■ Written task: Leave out all pictures. Return exactly the lines from the top of the material through the line containing "const riseCDHigh = [1.395, 0.767, 2.398];".

■ Supplied information:

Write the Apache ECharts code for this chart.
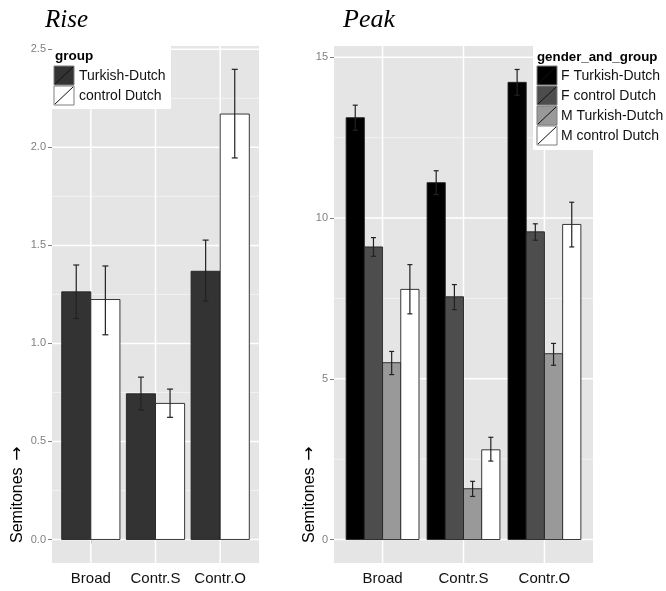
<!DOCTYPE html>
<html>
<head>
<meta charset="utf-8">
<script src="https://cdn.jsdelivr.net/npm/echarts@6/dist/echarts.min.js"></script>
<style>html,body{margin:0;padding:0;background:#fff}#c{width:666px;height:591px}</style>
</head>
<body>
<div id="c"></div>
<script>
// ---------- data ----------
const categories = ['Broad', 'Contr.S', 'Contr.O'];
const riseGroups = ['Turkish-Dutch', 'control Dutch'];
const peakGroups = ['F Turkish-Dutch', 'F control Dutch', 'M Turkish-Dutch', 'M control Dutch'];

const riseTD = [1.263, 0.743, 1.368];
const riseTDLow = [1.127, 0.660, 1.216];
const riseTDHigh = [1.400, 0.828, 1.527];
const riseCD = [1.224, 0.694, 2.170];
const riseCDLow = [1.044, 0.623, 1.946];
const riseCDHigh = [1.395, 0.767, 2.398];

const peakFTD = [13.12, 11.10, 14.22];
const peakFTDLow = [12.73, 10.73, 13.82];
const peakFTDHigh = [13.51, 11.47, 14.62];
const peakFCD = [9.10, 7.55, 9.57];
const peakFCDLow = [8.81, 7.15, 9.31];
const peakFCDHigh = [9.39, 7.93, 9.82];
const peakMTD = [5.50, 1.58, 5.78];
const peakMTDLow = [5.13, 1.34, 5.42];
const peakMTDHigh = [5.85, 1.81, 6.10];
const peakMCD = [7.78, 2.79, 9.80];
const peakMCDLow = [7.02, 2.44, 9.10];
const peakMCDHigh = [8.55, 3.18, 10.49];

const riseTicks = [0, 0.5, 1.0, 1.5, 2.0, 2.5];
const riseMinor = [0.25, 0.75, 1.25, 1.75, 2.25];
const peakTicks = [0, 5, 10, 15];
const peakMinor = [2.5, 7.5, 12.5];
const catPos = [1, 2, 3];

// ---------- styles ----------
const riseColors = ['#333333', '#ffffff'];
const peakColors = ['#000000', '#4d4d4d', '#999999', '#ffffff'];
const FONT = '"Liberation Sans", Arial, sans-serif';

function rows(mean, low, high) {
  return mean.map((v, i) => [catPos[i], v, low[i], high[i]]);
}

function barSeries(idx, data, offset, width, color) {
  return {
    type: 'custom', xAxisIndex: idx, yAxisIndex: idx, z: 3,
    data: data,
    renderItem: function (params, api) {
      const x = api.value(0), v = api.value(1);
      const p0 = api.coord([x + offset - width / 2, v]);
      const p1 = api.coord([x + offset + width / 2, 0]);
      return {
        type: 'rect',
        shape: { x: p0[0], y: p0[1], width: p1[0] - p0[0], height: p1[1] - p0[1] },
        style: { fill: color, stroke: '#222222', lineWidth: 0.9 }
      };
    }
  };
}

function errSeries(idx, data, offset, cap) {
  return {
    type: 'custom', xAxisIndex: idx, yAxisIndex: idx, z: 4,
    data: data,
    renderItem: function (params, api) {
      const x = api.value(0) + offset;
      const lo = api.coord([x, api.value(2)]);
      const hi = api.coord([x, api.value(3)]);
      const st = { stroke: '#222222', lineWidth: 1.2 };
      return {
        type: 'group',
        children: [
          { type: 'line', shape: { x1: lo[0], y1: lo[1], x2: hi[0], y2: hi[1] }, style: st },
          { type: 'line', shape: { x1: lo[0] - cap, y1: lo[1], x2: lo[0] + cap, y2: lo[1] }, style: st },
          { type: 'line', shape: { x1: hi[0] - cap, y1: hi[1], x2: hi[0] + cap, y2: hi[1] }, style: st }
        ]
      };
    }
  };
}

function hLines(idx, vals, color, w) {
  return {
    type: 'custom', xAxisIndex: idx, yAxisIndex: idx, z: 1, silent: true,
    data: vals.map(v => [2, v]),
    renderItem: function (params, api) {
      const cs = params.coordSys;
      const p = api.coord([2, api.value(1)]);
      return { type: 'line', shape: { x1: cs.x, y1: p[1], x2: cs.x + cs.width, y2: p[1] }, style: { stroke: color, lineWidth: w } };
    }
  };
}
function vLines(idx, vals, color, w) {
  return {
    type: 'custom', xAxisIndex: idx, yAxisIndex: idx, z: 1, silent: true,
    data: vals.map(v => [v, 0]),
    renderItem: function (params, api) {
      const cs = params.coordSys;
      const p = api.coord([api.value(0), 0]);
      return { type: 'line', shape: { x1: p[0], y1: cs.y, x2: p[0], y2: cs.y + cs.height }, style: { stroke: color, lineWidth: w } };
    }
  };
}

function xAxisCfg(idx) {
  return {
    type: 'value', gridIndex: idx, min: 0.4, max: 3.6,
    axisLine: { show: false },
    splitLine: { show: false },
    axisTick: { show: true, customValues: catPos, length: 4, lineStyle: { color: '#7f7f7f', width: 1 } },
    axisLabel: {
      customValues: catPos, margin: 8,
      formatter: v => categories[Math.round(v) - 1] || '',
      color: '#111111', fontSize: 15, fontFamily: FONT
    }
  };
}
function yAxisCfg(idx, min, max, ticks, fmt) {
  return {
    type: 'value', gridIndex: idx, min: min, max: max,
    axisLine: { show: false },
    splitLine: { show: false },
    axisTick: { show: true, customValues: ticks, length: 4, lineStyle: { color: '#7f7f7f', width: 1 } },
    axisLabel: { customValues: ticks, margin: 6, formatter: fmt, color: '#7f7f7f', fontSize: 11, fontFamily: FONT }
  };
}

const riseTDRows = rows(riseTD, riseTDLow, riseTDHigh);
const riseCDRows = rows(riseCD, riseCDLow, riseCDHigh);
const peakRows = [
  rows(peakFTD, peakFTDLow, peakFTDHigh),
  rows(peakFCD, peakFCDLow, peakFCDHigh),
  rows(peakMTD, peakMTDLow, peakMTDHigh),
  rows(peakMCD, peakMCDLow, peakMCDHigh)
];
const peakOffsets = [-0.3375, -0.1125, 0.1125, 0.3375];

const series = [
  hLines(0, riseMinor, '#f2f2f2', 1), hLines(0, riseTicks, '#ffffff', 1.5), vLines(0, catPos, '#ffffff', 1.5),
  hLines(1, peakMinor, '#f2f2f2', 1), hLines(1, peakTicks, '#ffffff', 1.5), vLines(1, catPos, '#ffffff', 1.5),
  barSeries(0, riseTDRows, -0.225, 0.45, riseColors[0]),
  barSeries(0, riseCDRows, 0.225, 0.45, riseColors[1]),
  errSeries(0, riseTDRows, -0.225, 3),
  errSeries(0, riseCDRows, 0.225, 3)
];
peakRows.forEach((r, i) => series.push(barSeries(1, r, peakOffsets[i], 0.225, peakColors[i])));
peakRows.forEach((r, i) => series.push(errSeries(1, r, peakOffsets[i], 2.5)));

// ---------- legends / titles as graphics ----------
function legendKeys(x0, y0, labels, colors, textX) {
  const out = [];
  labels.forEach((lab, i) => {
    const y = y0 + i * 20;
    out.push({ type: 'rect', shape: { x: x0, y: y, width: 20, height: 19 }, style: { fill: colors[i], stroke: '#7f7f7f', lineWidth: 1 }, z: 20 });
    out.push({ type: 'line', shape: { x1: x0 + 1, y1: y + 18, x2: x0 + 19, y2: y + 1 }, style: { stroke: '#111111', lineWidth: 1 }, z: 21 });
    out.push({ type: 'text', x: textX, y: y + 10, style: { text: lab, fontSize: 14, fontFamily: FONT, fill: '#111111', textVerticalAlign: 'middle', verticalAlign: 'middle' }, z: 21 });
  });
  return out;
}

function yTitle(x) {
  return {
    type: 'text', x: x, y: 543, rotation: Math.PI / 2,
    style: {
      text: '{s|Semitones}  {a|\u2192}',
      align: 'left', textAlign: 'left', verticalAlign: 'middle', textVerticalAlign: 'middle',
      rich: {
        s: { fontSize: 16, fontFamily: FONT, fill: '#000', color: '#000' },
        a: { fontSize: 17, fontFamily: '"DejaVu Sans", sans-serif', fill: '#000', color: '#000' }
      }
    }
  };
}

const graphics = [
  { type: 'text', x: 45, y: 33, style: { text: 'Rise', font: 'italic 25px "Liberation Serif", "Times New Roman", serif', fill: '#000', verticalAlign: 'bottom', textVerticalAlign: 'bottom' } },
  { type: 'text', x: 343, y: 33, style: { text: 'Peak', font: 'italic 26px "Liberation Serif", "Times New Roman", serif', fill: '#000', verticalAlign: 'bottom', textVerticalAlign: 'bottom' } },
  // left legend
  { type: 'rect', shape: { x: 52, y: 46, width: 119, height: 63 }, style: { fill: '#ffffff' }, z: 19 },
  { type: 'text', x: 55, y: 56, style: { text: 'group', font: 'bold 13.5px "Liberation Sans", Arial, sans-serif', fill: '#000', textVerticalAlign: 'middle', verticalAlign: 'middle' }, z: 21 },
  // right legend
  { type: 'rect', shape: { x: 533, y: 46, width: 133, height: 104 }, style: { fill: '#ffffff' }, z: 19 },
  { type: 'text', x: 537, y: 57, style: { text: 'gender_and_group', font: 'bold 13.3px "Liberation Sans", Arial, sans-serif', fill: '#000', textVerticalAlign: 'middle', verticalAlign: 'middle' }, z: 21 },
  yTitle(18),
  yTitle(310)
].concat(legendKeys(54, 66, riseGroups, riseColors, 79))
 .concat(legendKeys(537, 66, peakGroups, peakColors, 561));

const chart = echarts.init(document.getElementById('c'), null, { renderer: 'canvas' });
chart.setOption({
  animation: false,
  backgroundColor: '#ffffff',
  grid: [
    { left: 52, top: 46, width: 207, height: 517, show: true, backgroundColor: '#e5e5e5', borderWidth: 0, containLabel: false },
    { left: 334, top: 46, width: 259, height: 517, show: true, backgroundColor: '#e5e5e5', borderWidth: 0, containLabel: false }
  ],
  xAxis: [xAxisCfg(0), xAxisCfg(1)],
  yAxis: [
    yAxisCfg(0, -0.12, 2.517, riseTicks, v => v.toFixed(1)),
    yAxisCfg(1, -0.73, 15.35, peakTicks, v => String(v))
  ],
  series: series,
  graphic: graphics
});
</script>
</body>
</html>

■ Response to the task:
Write the Apache ECharts code for this chart.
<!DOCTYPE html>
<html>
<head>
<meta charset="utf-8">
<script src="https://cdn.jsdelivr.net/npm/echarts@6/dist/echarts.min.js"></script>
<style>html,body{margin:0;padding:0;background:#fff}#c{width:666px;height:591px}</style>
</head>
<body>
<div id="c"></div>
<script>
// ---------- data ----------
const categories = ['Broad', 'Contr.S', 'Contr.O'];
const riseGroups = ['Turkish-Dutch', 'control Dutch'];
const peakGroups = ['F Turkish-Dutch', 'F control Dutch', 'M Turkish-Dutch', 'M control Dutch'];

const riseTD = [1.263, 0.743, 1.368];
const riseTDLow = [1.127, 0.660, 1.216];
const riseTDHigh = [1.400, 0.828, 1.527];
const riseCD = [1.224, 0.694, 2.170];
const riseCDLow = [1.044, 0.623, 1.946];
const riseCDHigh = [1.395, 0.767, 2.398];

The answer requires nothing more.